Pauline Hanson has laid out why One Nation can no longer support the Turnbull government’s business tax cuts, blaming a lack of action on immigration, energy costs and encouraging firms to take on apprenticeships.

May 22, 2018, updated May 22, 2018
Pauline Hanson has effectively killed off the Government's plan to cut corporate tax. Photo: AAP/Mick Tsikas

Pauline Hanson has effectively killed off the Government's plan to cut corporate tax. Photo: AAP/Mick Tsikas

She also feels the government has not done enough to rein in spending, leaving a budget built on “eggshells” at a time when multinationals are not paying sufficient tax under the petroleum resource rent tax.

“I just feel that they are not addressing the black hole in the budget, and I have got concerns that we are not going to be paying down debt,” Hanson told reporters in Hobart today.

She also cannot support the third stage of the government’s personal income tax plan because it doesn’t come in to effect until 2024/25.

“Australians need that support now,” she said.

She confessed she had not spoken of her party’s decision to Finance Minister Mathias Cormann, who is the government’s chief negotiator in the Senate.

Shadow treasurer Chris Bowen said it appears the government made a series of concessions in order to get One Nation’s support for the 10-year business tax cut plan.
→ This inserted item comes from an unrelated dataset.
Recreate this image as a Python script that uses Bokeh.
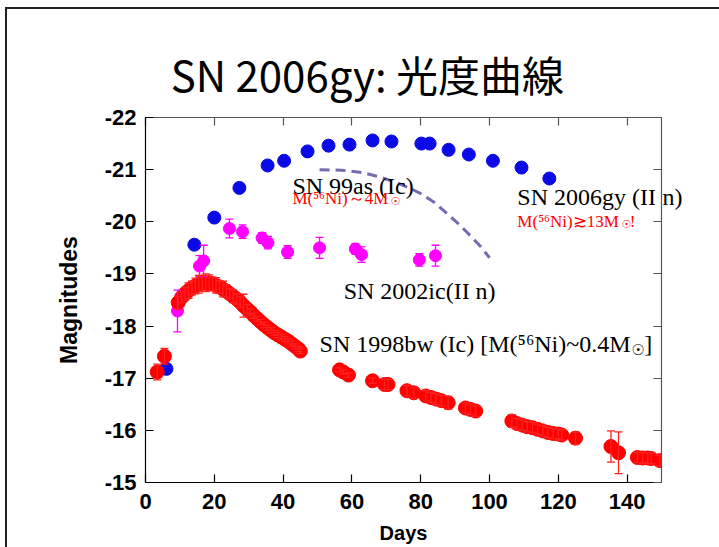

“We should have, the Australian people should have, full access to all the information that the government has been horsetrading on in relation to policy,” Bowen told reporters in Canberra.

Senior Labor senator Penny Wong pursued Cormann in a Senate estimates hearing over what was agreed with One Nation.

Cormann said agreements, like the apprenticeship scheme, were made on the basis of securing the passage of the legislation through the parliament, but said it was “ridiculous” to suggest One Nation was setting government policy.

Asked to hand over any written agreements with One Nation, Cormann took the question on notice.

With other crossbenchers and Labor opposed to the plan, the government needs Hanson’s votes to secure the package.

Independent senator Derryn Hinch was surprised by Hanson’s backflip, given One Nation was “passionately lobbying” him to back the company tax cut plan in full two weeks ago.

He likened the intensity of lobbying efforts by One Nation to those by Cormann’s staffers.

Cabinet minister Peter Dutton denies One Nation has killed off the package, saying negotiations are continuing.

“She is a wily operator, Pauline. She will put out there she is supporting it, she is not supporting it, she is not supporting it,” he told the Nine Network.

“She understands the benefit of tax cuts in an economy like ours.”